Am Meer lese ich „Lagerfeuer“ von Julia Franck und bin begeistert. Ein Episodenthriller um das Aufnahmelager Marienfelde im Westberlin der Siebziger Jahre, brillant, unterhaltsam und traurig. Als ich nach den letzten Zeilen aufblicke, ziehen zwei Delfine an der Bucht vorbei.
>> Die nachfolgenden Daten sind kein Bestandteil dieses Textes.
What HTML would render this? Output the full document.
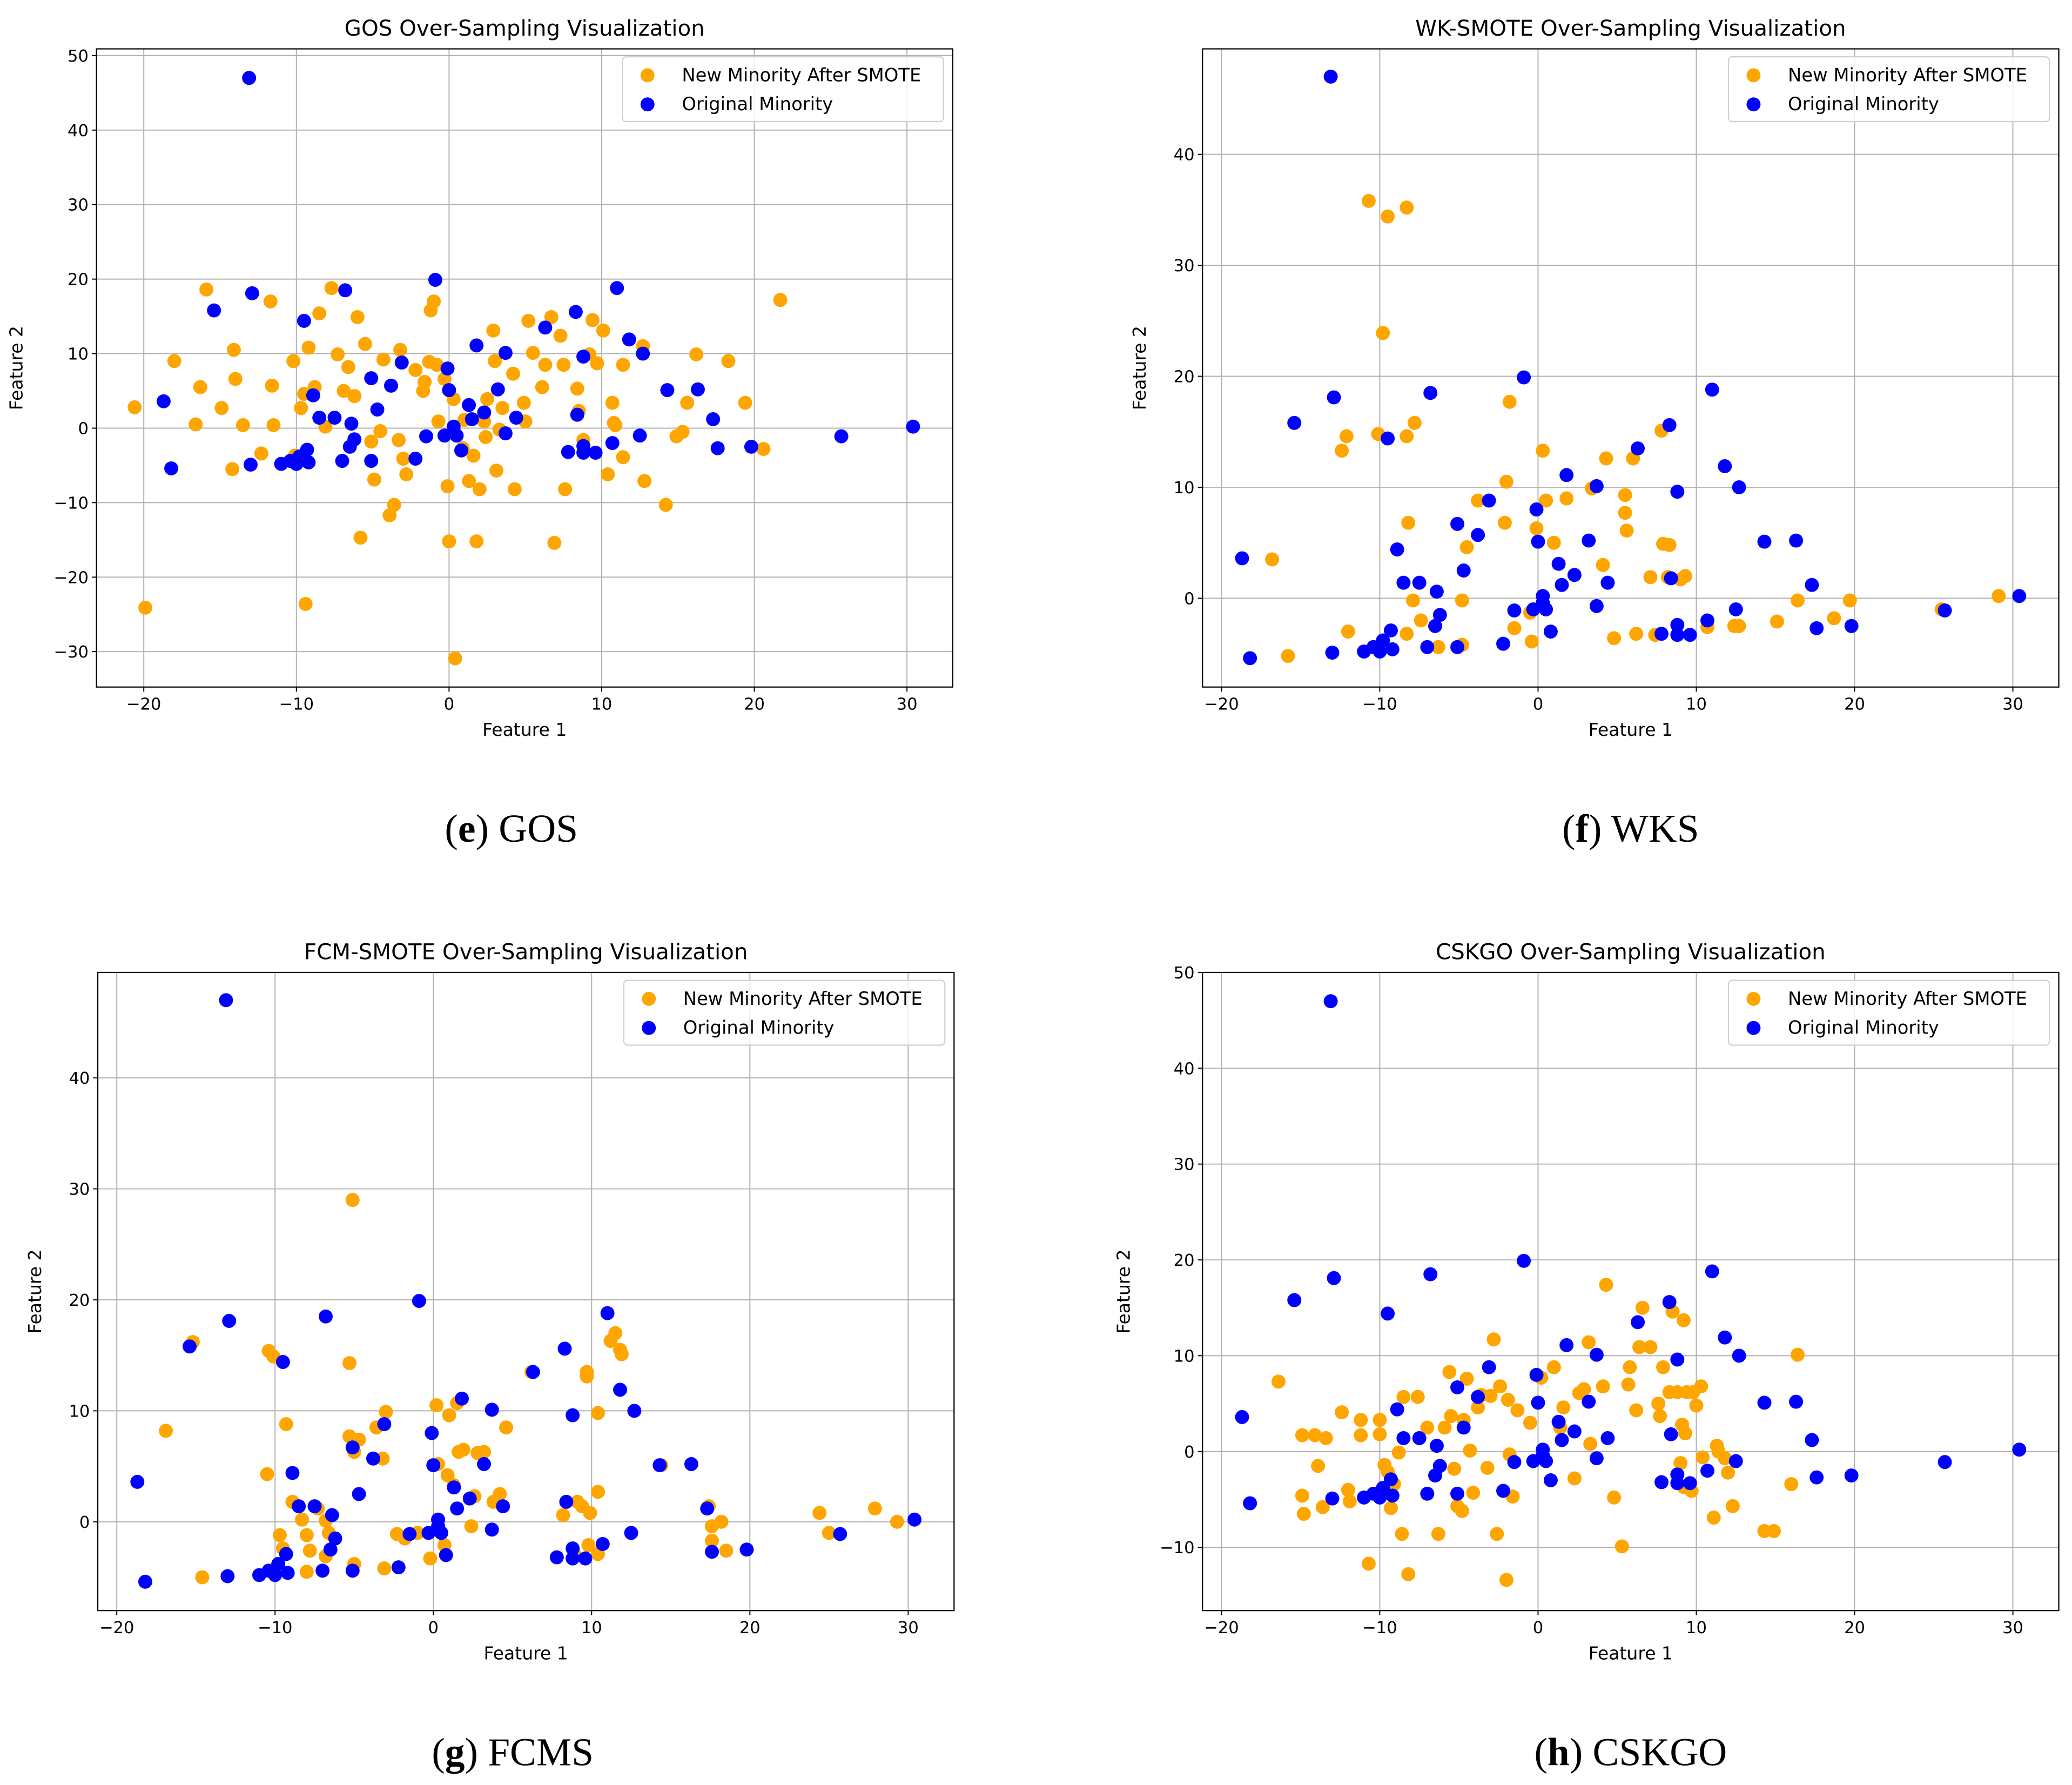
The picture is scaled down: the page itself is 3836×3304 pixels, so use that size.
<!DOCTYPE html>
<html><head><meta charset="utf-8">
<style>
html,body{margin:0;padding:0;background:#fff;}
svg{display:block;}
text{font-family:"DejaVu Sans","Liberation Sans",sans-serif;fill:#000;}
.cap{font-family:"Liberation Serif",serif;}
</style></head>
<body>
<svg id="fig" width="3836" height="3304" viewBox="0 0 1568 1351" preserveAspectRatio="none" xmlns="http://www.w3.org/2000/svg"></svg>
<script>
// Original minority (shared across panels)
const blueX=[-13.1,-18.7,-18.2,-12.9,-15.4,-9.5,-6.8,-0.9,-8.9,-8.5,-7.5,-6.4,-6.2,-6.5,-7.0,-9.3,-9.8,-10.0,-10.4,-11.0,-9.2,-13.0,-5.1,-3.8,-3.1,-4.7,-5.1,-2.2,-1.5,-0.3,-0.1,0,0.3,0.3,0.5,0.8,1.3,1.5,1.8,2.3,3.2,3.7,3.7,4.4,6.3,8.3,7.8,8.4,8.8,8.8,8.8,9.6,10.7,11.0,11.8,12.5,12.7,14.3,16.3,17.3,17.6,19.8,25.7,30.4];
const blueY=[47.0,3.6,-5.4,18.1,15.8,14.4,18.5,19.9,4.4,1.4,1.4,0.6,-1.5,-2.5,-4.4,-2.9,-3.8,-4.8,-4.4,-4.8,-4.6,-4.9,6.7,5.7,8.8,2.5,-4.4,-4.1,-1.1,-1.0,8.0,5.1,0.2,-0.4,-1.0,-3.0,3.1,1.2,11.1,2.1,5.2,10.1,-0.7,1.4,13.5,15.6,-3.2,1.8,9.6,-2.4,-3.3,-3.3,-2.0,18.8,11.9,-1.0,10.0,5.1,5.2,1.2,-2.7,-2.5,-1.1,0.2];
// GOS new minority
const gosX=[-20.6,-19.9,-18.0,-16.6,-16.3,-15.9,-14.9,-14.2,-14.1,-14.0,-13.5,-12.3,-11.7,-11.6,-11.5,-10.2,-10.1,-9.7,-9.5,-9.4,-9.2,-8.8,-8.5,-8.1,-7.7,-7.3,-6.9,-6.6,-6.2,-6.0,-5.8,-5.5,-5.1,-4.9,-4.5,-4.3,-3.9,-3.6,-3.3,-3.0,-2.8,-3.2,-2.2,-1.7,-1.6,-1.3,-1.2,-1.0,-0.8,-0.7,-0.3,-0.1,0,0.3,0.4,0.9,1.0,1.3,1.6,1.8,2.0,2.3,2.4,2.5,2.9,3.0,3.1,3.3,3.5,4.2,4.3,4.9,5.0,5.2,5.5,6.1,6.3,6.7,6.9,7.3,7.5,7.6,8.4,8.5,8.8,9.2,9.4,9.7,10.1,10.4,10.7,10.8,10.9,11.4,11.4,12.7,12.8,14.2,14.9,15.3,15.6,16.2,18.3,19.4,20.6,21.7];
const gosY=[2.8,-24.1,9.0,0.5,5.5,18.6,2.7,-5.5,10.5,6.6,0.4,-3.4,17.0,5.7,0.4,9.0,-3.7,2.7,4.6,-23.6,10.8,5.5,15.4,0.2,18.8,9.9,5.0,8.2,4.3,14.9,-14.7,11.3,-1.8,-6.9,-0.4,9.2,-11.7,-10.3,-1.6,-4.1,-6.2,10.5,7.8,5.0,6.2,8.9,15.8,17.0,8.5,0.9,6.6,-7.8,-15.2,3.9,-30.9,-2.7,1.1,-7.1,-3.7,-15.2,-8.2,0.9,-1.2,3.9,13.1,9.0,-5.7,-0.2,2.7,7.3,-8.2,3.4,0.9,14.4,10.1,5.5,8.5,14.9,-15.4,12.4,8.5,-8.2,5.3,2.3,-1.6,9.9,14.5,8.7,13.1,-6.2,3.4,0.7,0.4,8.5,-3.9,11.0,-7.1,-10.3,-1.1,-0.5,3.4,9.9,9.0,3.4,-2.8,17.2];
// WKS new minority
const wksX=[-10.7,-9.5,-8.3,-9.8,-16.8,-15.8,-12.4,-12.1,-10.1,-8.3,-7.8,-1.8,-12.0,-8.2,-7.9,-7.4,-8.3,-6.3,-4.8,-3.8,-4.5,-4.8,-2.0,-2.1,-1.5,-0.5,-0.4,-0.1,0.3,0.5,1.0,1.8,3.4,4.3,4.1,4.8,5.5,5.5,5.6,6.0,6.2,7.1,7.4,7.8,7.9,8.3,8.2,9.0,9.3,10.7,12.4,12.7,15.1,16.4,18.7,19.7,25.5,29.1];
const wksY=[35.8,34.4,35.2,23.9,3.5,-5.2,13.3,14.6,14.8,14.6,15.8,17.7,-3.0,6.8,-0.2,-2.0,-3.2,-4.4,-4.2,8.8,4.6,-0.2,10.5,6.8,-2.7,-1.3,-3.9,6.3,13.3,8.8,5.0,9.0,9.9,12.6,3.0,-3.6,9.3,7.7,6.1,12.6,-3.2,1.9,-3.3,15.1,4.9,4.8,1.9,1.7,2.0,-2.6,-2.5,-2.5,-2.1,-0.2,-1.8,-0.2,-1.0,0.2];
// FCMS new minority
const fcmX=[-5.1,-15.2,-16.9,-10.4,-10.1,-10.5,-9.3,-5.3,-5.3,-4.7,-5.0,-3.6,-3.0,-3.2,-14.6,-9.7,-9.5,-8.9,-8.3,-8.0,-7.8,-8.0,-7.3,-6.8,-6.6,-6.8,-5.0,-3.1,-2.3,-1.8,-1.0,-0.2,0.2,0.3,0.7,0.9,1.0,1.3,1.5,1.6,1.9,2.4,2.6,2.8,3.2,3.8,4.2,4.6,6.2,9.1,8.2,9.7,9.7,9.4,9.9,10.4,10.4,11.2,11.5,11.8,11.9,9.8,10.4,8.9,14.4,17.4,17.6,17.6,18.2,18.5,24.4,25.0,27.9,29.3];
const fcmY=[29.0,16.2,8.2,15.4,14.9,4.3,8.8,14.3,7.7,7.4,6.3,8.5,9.9,5.7,-5.0,-1.2,-2.4,1.8,0.2,-1.2,-2.6,-4.5,1.2,0.1,-1.0,-3.1,-3.8,-4.2,-1.1,-1.5,-1.0,-3.3,10.5,5.2,-2.1,4.2,9.6,3.3,10.7,6.3,6.5,-0.4,2.3,6.2,6.3,1.8,2.5,8.5,13.5,1.8,0.6,13.5,13.1,1.4,0.8,2.7,9.8,16.3,17.0,15.5,15.1,-2.1,-2.9,-2.9,5.1,1.4,-0.4,-1.7,0,-2.6,0.8,-1.0,1.2,0];
// CSKGO new minority
const cskX=[-16.4,-14.9,-14.1,-14.9,-14.8,-13.9,-13.6,-13.4,-12.4,-11.9,-12.0,-11.2,-11.2,-10.7,-10.0,-10.0,-9.7,-9.5,-9.3,-9.1,-8.8,-8.6,-8.5,-8.2,-7.6,-7.0,-6.3,-5.9,-5.6,-5.5,-5.3,-5.1,-4.8,-4.7,-4.5,-4.3,-4.1,-3.8,-3.6,-3.2,-3.0,-2.8,-2.6,-2.4,-2.0,-1.9,-1.8,-1.6,-1.3,-0.5,0.2,1.0,1.4,1.6,2.3,2.6,2.9,3.2,3.3,4.1,4.3,4.8,5.3,5.7,5.8,6.2,6.4,6.6,7.1,7.6,7.7,7.9,8.3,8.8,8.5,9.2,9.1,9.3,9.4,9.8,10.0,9.2,9.0,9.7,10.3,10.4,11.3,11.4,11.1,11.8,12.0,12.3,14.3,14.9,16.0,16.4];
const cskY=[7.3,1.7,1.7,-4.6,-6.5,-1.5,-5.8,1.4,4.1,-5.2,-4.0,3.3,1.7,-11.7,3.3,1.8,-1.4,-2.1,-5.9,-3.4,-0.1,-8.6,5.7,-12.8,5.7,2.5,-8.6,2.5,8.3,3.7,-1.8,-5.7,-6.2,3.3,7.6,0.1,-4.3,4.6,5.9,-1.7,5.8,11.7,-8.6,6.8,-13.4,5.4,-0.3,-4.7,4.3,3.0,7.7,8.8,2.5,4.6,-2.8,6.1,6.5,11.4,0.8,6.8,17.4,-4.8,-9.9,7.0,8.8,4.3,10.9,15.0,10.9,5.0,3.7,8.8,6.2,6.2,14.6,13.7,2.8,1.9,6.2,6.2,4.8,-3.7,-1.2,-4.1,6.8,-0.6,0.6,0,-6.9,-0.7,-2.2,-5.7,-8.3,-8.3,-3.4,10.1];
const xTicks=[-20,-10,0,10,20,30];
const yTicksGOS=[-30,-20,-10,0,10,20,30,40,50];
const yTicks4=[0,10,20,30,40];
const yTicksCSK=[-10,0,10,20,30,40,50];

const NS='http://www.w3.org/2000/svg';
const svg=document.getElementById('fig');
function mk(tag,attrs,parent){const e=document.createElementNS(NS,tag);for(const k in attrs)e.setAttribute(k,attrs[k]);(parent||svg).appendChild(e);return e;}

const panels=[
 {id:'gos',title:'GOS Over-Sampling Visualization',L:73,R:721,T:37,B:520,x0:-23.1,x1:33.0,y0:-34.75,y1:50.9,yt:yTicksGOS,ox:gosX,oy:gosY,ylx:17,cap:['e','GOS']},
 {id:'wks',title:'WK-SMOTE Over-Sampling Visualization',L:910,R:1558,T:37,B:520,x0:-21.2,x1:32.9,y0:-8.0,y1:49.5,yt:yTicks4,ox:wksX,oy:wksY,ylx:867,cap:['f','WKS']},
 {id:'fcms',title:'FCM-SMOTE Over-Sampling Visualization',L:74,R:722,T:736,B:1219,x0:-21.2,x1:32.9,y0:-8.0,y1:49.5,yt:yTicks4,ox:fcmX,oy:fcmY,ylx:31,cap:['g','FCMS']},
 {id:'cskgo',title:'CSKGO Over-Sampling Visualization',L:910,R:1558,T:736,B:1219,x0:-21.2,x1:32.9,y0:-16.6,y1:50.0,yt:yTicksCSK,ox:cskX,oy:cskY,ylx:855,cap:['h','CSKGO']}
];

panels.forEach(p=>{
 const g=mk('g',{});
 
 
 const sx=v=>p.L+(v-p.x0)/(p.x1-p.x0)*(p.R-p.L);
 const sy=v=>p.B-(v-p.y0)/(p.y1-p.y0)*(p.B-p.T);
 xTicks.forEach(t=>{const x=sx(t);
  const l=mk('line',{x1:x,x2:x,y1:p.T,y2:p.B,stroke:'#b0b0b0','stroke-width':0.8},g);
  
  mk('line',{x1:x,x2:x,y1:p.B,y2:p.B+3.5,stroke:'#000','stroke-width':0.8},g);
  const tx=mk('text',{x:x,y:p.B+17,'font-size':12.5,'text-anchor':'middle'},g);tx.textContent=String(t).replace('-','\u2212');
  
 });
 p.yt.forEach(t=>{const y=sy(t);
  const l=mk('line',{x1:p.L,x2:p.R,y1:y,y2:y,stroke:'#b0b0b0','stroke-width':0.8},g);
  
  mk('line',{x1:p.L-3.5,x2:p.L,y1:y,y2:y,stroke:'#000','stroke-width':0.8},g);
  const tx=mk('text',{x:p.L-6,y:y+4.5,'font-size':12.5,'text-anchor':'end'},g);tx.textContent=String(t).replace('-','\u2212');
  
 });
 p.ox.forEach((v,i)=>{const c=mk('circle',{cx:sx(v),cy:sy(p.oy[i]),r:5.3,fill:'#ffa500'},g);
  });
 blueX.forEach((v,i)=>{const c=mk('circle',{cx:sx(v),cy:sy(blueY[i]),r:5.3,fill:'#0000ff'},g);
  });
 const fr=mk('rect',{x:p.L,y:p.T,width:p.R-p.L,height:p.B-p.T,fill:'none',stroke:'#000','stroke-width':0.9},g);
 
 const ti=mk('text',{x:(p.L+p.R)/2,y:p.T-10,'font-size':16.5,'text-anchor':'middle'},g);ti.textContent=p.title;
 
 const xl=mk('text',{x:(p.L+p.R)/2,y:p.B+37,'font-size':13.5,'text-anchor':'middle'},g);xl.textContent='Feature 1';
 
 const cy=(p.T+p.B)/2;
 const yl=mk('text',{x:p.ylx,y:cy,'font-size':13.5,'text-anchor':'middle',transform:`rotate(-90 ${p.ylx} ${cy})`},g);yl.textContent='Feature 2';
 
 const lg=mk('g',{},g);
 
 const lx=p.R-250, ly=p.T+6;
 mk('rect',{x:lx,y:ly,width:243,height:49,rx:3,fill:'#fff','fill-opacity':0.8,stroke:'#d0d0d0','stroke-width':0.9},lg);
 mk('circle',{cx:lx+19,cy:ly+14,r:5.3,fill:'#ffa500'},lg);
 mk('circle',{cx:lx+19,cy:ly+36,r:5.3,fill:'#0000ff'},lg);
 const t1=mk('text',{x:lx+45,y:ly+18.5,'font-size':13.8},lg);t1.textContent='New Minority After SMOTE';
 
 const t2=mk('text',{x:lx+45,y:ly+40.5,'font-size':13.8},lg);t2.textContent='Original Minority';
 
 const cp=mk('text',{x:(p.L+p.R)/2-(p.id==='gos'||p.id==='fcms'?10:0),y:p.B+117,'font-size':30,'text-anchor':'middle',class:'cap'},g);
 
 const b=document.createElementNS(NS,'tspan');b.setAttribute('font-weight','bold');b.textContent=p.cap[0];
 cp.appendChild(document.createTextNode('('));cp.appendChild(b);cp.appendChild(document.createTextNode(') '+p.cap[1]));
});
</script>
</body></html>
Was danach in die Badetasche packen? Den Skizzenblock, Aquarellstifte, Pinsel und „Ich höre dich mit meinen Augen“ des slowenischen Philosophen und Kulturkritikers Slavoj Žižek. Die bosnischen Muslime, erfahre ich, sind vor dem jüngsten Krieg und den Qualen, denen sie ausgesetzt waren, die wohl „kosmopolitischste“ ethnische Gruppe in Ex-Jugoslawien gewesen; sie hatten praktisch keinen Sinn für nationale Identität, sondern nahmen erst in Reaktion auf die Gewalt ein Gefühl dafür wahr. Wie entsteht der Ausbruch ethnischer Gewalt, fragt Žižek? „Worauf beruht unsere Intoleranz gegenüber Fremden? Was irritiert uns an ihnen und stört unser psychisches Gleichgewicht?“ Das wesentliche Merkmal dieser Ursache kann nicht in einer klar definierten und beobachtbaren Eigenschaft lokalisiert werden, setzt er nach. „Unsere Beziehung zu diesem unergründlichen traumatischen Element, das uns im Anderen stört, ist in Phantasmen gegliedert (über die sexuell/politische Allmacht des Anderen, über „deren“ seltsame sexuelle Praktiken, über deren geheimen hypnotische Kräfte usw.).“

Beim Zeichnen der mediterranen Fremde lasse ich Žižek sacken. Abends schreibt mein Sohn auf Whatsapp; hör dir mal Jennifer Rostock an! Er bekommt den erhobenen Daumen zurück. Erstaunlich ruhig die Nachrichtenlage. Floridas Tornado wurde runtergestuft, Mutter Theresa heiliggesprochen. Ich studiere den Autoatlas und plane die Rückfahrt über den kroatischen Nationalpark Plitvička (die Wege nicht verlassen, Minengefahr!), Bosnien (nochmal bei Uwe Rada nachlesen!), Ungarn und Tschechien (vielleicht doch die „Riesenzwerge“ aktivieren?). Für die letzten Badetage borge ich mir „Weisses Rauschen“ Don DeLillos von meinem Freund. Hoffentlich reicht es.